Give the data again exactly as written, skipping any pictures.

━━━━━━━━━━━━━━━━━━━━━━━━━━━━━━

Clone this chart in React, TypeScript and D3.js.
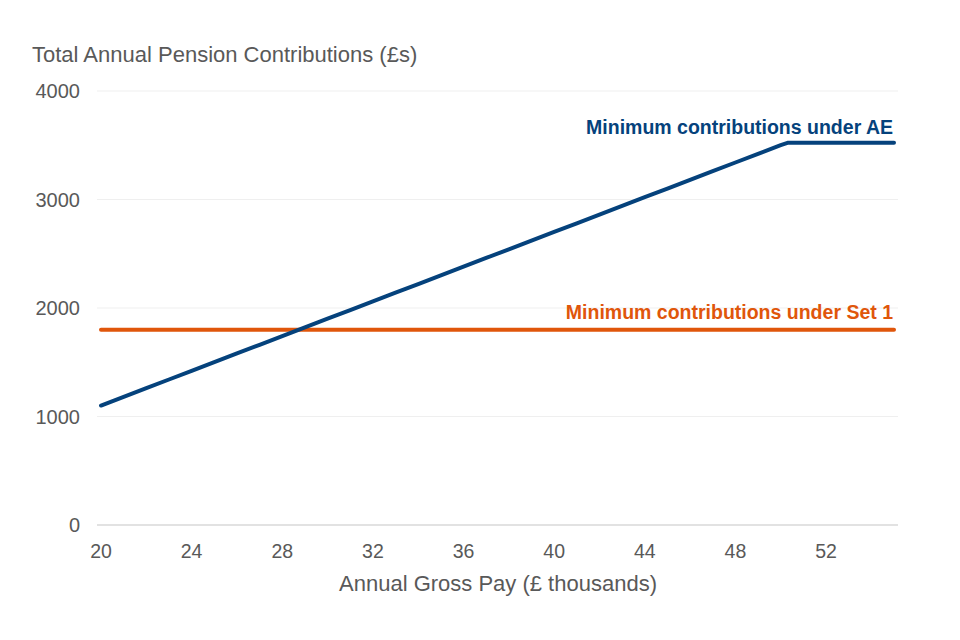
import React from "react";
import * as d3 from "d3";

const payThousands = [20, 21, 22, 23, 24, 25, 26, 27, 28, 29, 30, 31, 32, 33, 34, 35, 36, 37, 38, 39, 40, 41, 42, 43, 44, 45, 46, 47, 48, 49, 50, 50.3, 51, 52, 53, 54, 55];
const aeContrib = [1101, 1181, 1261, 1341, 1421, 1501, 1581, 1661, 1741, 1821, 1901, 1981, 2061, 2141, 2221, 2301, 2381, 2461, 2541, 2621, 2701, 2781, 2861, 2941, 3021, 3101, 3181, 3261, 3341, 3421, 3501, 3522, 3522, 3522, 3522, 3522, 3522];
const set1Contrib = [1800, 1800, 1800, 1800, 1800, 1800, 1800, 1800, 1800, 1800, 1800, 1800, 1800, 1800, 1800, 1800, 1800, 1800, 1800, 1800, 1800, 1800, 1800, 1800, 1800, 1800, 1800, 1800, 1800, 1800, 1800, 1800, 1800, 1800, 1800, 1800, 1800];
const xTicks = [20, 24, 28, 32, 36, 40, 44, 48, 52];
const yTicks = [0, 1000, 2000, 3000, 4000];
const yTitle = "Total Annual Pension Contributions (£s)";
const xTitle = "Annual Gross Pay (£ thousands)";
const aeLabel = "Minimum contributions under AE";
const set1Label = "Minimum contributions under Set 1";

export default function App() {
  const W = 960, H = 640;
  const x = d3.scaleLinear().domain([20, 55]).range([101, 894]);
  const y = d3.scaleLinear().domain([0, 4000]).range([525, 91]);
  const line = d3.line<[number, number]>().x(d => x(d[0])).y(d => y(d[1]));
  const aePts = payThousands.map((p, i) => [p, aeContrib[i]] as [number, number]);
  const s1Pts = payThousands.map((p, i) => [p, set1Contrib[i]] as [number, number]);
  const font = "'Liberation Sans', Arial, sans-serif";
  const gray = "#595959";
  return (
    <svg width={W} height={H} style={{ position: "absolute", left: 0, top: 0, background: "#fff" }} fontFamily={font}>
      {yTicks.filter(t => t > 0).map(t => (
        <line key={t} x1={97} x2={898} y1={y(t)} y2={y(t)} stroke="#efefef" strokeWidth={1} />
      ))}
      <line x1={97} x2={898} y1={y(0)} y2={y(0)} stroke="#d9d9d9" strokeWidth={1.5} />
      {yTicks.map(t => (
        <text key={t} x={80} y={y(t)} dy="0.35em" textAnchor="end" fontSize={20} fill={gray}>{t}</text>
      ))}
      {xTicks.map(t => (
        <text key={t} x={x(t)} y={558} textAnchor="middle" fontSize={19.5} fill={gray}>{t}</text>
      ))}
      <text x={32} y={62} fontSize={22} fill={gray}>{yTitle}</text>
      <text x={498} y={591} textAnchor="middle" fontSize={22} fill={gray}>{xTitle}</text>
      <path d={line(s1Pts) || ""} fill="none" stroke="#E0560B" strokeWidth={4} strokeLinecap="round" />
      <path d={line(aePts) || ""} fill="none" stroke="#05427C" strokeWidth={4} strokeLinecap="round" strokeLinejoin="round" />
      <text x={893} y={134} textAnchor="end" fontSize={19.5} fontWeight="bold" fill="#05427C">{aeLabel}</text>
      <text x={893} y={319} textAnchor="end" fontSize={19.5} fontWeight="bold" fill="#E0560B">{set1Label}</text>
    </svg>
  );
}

━━━━━━━━━━━━━━━━━━━━━━━━━━━━━━

| WRITTEN SOLUTION |
Clone this chart in React, TypeScript and D3.js.
import React from "react";
import * as d3 from "d3";

const payThousands = [20, 21, 22, 23, 24, 25, 26, 27, 28, 29, 30, 31, 32, 33, 34, 35, 36, 37, 38, 39, 40, 41, 42, 43, 44, 45, 46, 47, 48, 49, 50, 50.3, 51, 52, 53, 54, 55];
const aeContrib = [1101, 1181, 1261, 1341, 1421, 1501, 1581, 1661, 1741, 1821, 1901, 1981, 2061, 2141, 2221, 2301, 2381, 2461, 2541, 2621, 2701, 2781, 2861, 2941, 3021, 3101, 3181, 3261, 3341, 3421, 3501, 3522, 3522, 3522, 3522, 3522, 3522];
const set1Contrib = [1800, 1800, 1800, 1800, 1800, 1800, 1800, 1800, 1800, 1800, 1800, 1800, 1800, 1800, 1800, 1800, 1800, 1800, 1800, 1800, 1800, 1800, 1800, 1800, 1800, 1800, 1800, 1800, 1800, 1800, 1800, 1800, 1800, 1800, 1800, 1800, 1800];
const xTicks = [20, 24, 28, 32, 36, 40, 44, 48, 52];
const yTicks = [0, 1000, 2000, 3000, 4000];
const yTitle = "Total Annual Pension Contributions (£s)";
const xTitle = "Annual Gross Pay (£ thousands)";
const aeLabel = "Minimum contributions under AE";
const set1Label = "Minimum contributions under Set 1";

export default function App() {
  const W = 960, H = 640;
  const x = d3.scaleLinear().domain([20, 55]).range([101, 894]);
  const y = d3.scaleLinear().domain([0, 4000]).range([525, 91]);
  const line = d3.line<[number, number]>().x(d => x(d[0])).y(d => y(d[1]));
  const aePts = payThousands.map((p, i) => [p, aeContrib[i]] as [number, number]);
  const s1Pts = payThousands.map((p, i) => [p, set1Contrib[i]] as [number, number]);
  const font = "'Liberation Sans', Arial, sans-serif";
  const gray = "#595959";
  return (
    <svg width={W} height={H} style={{ position: "absolute", left: 0, top: 0, background: "#fff" }} fontFamily={font}>
      {yTicks.filter(t => t > 0).map(t => (
        <line key={t} x1={97} x2={898} y1={y(t)} y2={y(t)} stroke="#efefef" strokeWidth={1} />
      ))}
      <line x1={97} x2={898} y1={y(0)} y2={y(0)} stroke="#d9d9d9" strokeWidth={1.5} />
      {yTicks.map(t => (
        <text key={t} x={80} y={y(t)} dy="0.35em" textAnchor="end" fontSize={20} fill={gray}>{t}</text>
      ))}
      {xTicks.map(t => (
        <text key={t} x={x(t)} y={558} textAnchor="middle" fontSize={19.5} fill={gray}>{t}</text>
      ))}
      <text x={32} y={62} fontSize={22} fill={gray}>{yTitle}</text>
      <text x={498} y={591} textAnchor="middle" fontSize={22} fill={gray}>{xTitle}</text>
      <path d={line(s1Pts) || ""} fill="none" stroke="#E0560B" strokeWidth={4} strokeLinecap="round" />
      <path d={line(aePts) || ""} fill="none" stroke="#05427C" strokeWidth={4} strokeLinecap="round" strokeLinejoin="round" />
      <text x={893} y={134} textAnchor="end" fontSize={19.5} fontWeight="bold" fill="#05427C">{aeLabel}</text>
      <text x={893} y={319} textAnchor="end" fontSize={19.5} fontWeight="bold" fill="#E0560B">{set1Label}</text>
    </svg>
  );
}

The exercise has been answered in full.